Below you will find a set of lines. Repeat them all exactly.

__Recorded information__

# # # # #

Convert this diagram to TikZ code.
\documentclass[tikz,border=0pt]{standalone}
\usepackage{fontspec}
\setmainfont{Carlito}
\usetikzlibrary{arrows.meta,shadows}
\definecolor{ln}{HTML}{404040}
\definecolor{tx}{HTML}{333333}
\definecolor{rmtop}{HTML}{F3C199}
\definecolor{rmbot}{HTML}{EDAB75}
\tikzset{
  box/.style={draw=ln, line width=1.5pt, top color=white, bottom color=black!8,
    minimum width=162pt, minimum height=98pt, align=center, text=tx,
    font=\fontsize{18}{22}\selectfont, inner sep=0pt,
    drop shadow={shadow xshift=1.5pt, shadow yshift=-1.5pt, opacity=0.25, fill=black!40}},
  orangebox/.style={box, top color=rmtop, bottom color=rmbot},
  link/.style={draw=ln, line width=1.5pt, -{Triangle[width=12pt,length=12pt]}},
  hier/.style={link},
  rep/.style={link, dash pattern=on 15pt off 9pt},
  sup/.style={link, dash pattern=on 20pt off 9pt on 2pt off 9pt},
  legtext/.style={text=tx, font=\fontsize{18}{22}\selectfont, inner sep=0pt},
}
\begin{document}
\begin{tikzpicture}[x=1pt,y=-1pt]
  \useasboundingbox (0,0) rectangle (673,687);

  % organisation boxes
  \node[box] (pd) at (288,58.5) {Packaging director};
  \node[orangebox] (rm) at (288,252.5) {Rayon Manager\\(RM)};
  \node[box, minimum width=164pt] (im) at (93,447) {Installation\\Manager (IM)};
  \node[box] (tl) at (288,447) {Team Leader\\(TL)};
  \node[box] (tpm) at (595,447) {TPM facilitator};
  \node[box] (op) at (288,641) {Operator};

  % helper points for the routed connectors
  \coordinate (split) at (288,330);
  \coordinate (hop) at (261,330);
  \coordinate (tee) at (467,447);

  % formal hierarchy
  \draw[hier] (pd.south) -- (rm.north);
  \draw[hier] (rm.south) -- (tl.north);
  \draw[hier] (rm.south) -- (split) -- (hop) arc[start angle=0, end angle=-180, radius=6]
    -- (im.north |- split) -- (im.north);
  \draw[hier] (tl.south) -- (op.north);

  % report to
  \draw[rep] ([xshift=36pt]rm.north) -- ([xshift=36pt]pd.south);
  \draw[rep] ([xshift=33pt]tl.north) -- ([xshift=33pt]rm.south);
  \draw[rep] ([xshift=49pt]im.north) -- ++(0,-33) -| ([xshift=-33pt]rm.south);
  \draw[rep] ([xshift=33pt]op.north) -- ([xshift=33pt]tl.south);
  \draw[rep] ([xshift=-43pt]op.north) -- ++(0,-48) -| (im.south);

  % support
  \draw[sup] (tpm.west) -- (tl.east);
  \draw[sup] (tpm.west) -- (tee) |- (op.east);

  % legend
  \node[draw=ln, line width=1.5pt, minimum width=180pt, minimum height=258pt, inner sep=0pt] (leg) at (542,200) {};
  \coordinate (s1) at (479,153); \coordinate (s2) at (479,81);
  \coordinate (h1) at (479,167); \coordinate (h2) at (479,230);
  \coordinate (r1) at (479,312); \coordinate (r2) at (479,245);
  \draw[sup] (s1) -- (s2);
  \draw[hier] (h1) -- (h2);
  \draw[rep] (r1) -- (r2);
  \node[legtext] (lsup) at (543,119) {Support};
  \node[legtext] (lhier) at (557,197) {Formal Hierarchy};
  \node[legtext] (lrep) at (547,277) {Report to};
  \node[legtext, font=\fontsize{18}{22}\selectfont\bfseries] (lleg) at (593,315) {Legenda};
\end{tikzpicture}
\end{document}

# # # # #

__Response to this task__
Convert this diagram to TikZ code.
\documentclass[tikz,border=0pt]{standalone}
\usepackage{fontspec}
\setmainfont{Carlito}
\usetikzlibrary{arrows.meta,shadows}
\definecolor{ln}{HTML}{404040}
\definecolor{tx}{HTML}{333333}
\definecolor{rmtop}{HTML}{F3C199}
\definecolor{rmbot}{HTML}{EDAB75}
\tikzset{
  box/.style={draw=ln, line width=1.5pt, top color=white, bottom color=black!8,
    minimum width=162pt, minimum height=98pt, align=center, text=tx,
    font=\fontsize{18}{22}\selectfont, inner sep=0pt,
    drop shadow={shadow xshift=1.5pt, shadow yshift=-1.5pt, opacity=0.25, fill=black!40}},
  orangebox/.style={box, top color=rmtop, bottom color=rmbot},
  link/.style={draw=ln, line width=1.5pt, -{Triangle[width=12pt,length=12pt]}},
  hier/.style={link},
  rep/.style={link, dash pattern=on 15pt off 9pt},
  sup/.style={link, dash pattern=on 20pt off 9pt on 2pt off 9pt},
  legtext/.style={text=tx, font=\fontsize{18}{22}\selectfont, inner sep=0pt},
}
\begin{document}
\begin{tikzpicture}[x=1pt,y=-1pt]
  \useasboundingbox (0,0) rectangle (673,687);

  % organisation boxes
  \node[box] (pd) at (288,58.5) {Packaging director};
  \node[orangebox] (rm) at (288,252.5) {Rayon Manager\\(RM)};
  \node[box, minimum width=164pt] (im) at (93,447) {Installation\\Manager (IM)};
  \node[box] (tl) at (288,447) {Team Leader\\(TL)};
  \node[box] (tpm) at (595,447) {TPM facilitator};
  \node[box] (op) at (288,641) {Operator};

  % helper points for the routed connectors
  \coordinate (split) at (288,330);
  \coordinate (hop) at (261,330);
  \coordinate (tee) at (467,447);

  % formal hierarchy
  \draw[hier] (pd.south) -- (rm.north);
  \draw[hier] (rm.south) -- (tl.north);
  \draw[hier] (rm.south) -- (split) -- (hop) arc[start angle=0, end angle=-180, radius=6]
    -- (im.north |- split) -- (im.north);
  \draw[hier] (tl.south) -- (op.north);

  % report to
  \draw[rep] ([xshift=36pt]rm.north) -- ([xshift=36pt]pd.south);
  \draw[rep] ([xshift=33pt]tl.north) -- ([xshift=33pt]rm.south);
  \draw[rep] ([xshift=49pt]im.north) -- ++(0,-33) -| ([xshift=-33pt]rm.south);
  \draw[rep] ([xshift=33pt]op.north) -- ([xshift=33pt]tl.south);
  \draw[rep] ([xshift=-43pt]op.north) -- ++(0,-48) -| (im.south);

  % support
  \draw[sup] (tpm.west) -- (tl.east);
  \draw[sup] (tpm.west) -- (tee) |- (op.east);

  % legend
  \node[draw=ln, line width=1.5pt, minimum width=180pt, minimum height=258pt, inner sep=0pt] (leg) at (542,200) {};
  \coordinate (s1) at (479,153); \coordinate (s2) at (479,81);
  \coordinate (h1) at (479,167); \coordinate (h2) at (479,230);
  \coordinate (r1) at (479,312); \coordinate (r2) at (479,245);
  \draw[sup] (s1) -- (s2);
  \draw[hier] (h1) -- (h2);
  \draw[rep] (r1) -- (r2);
  \node[legtext] (lsup) at (543,119) {Support};
  \node[legtext] (lhier) at (557,197) {Formal Hierarchy};
  \node[legtext] (lrep) at (547,277) {Report to};
  \node[legtext, font=\fontsize{18}{22}\selectfont\bfseries] (lleg) at (593,315) {Legenda};
\end{tikzpicture}
\end{document}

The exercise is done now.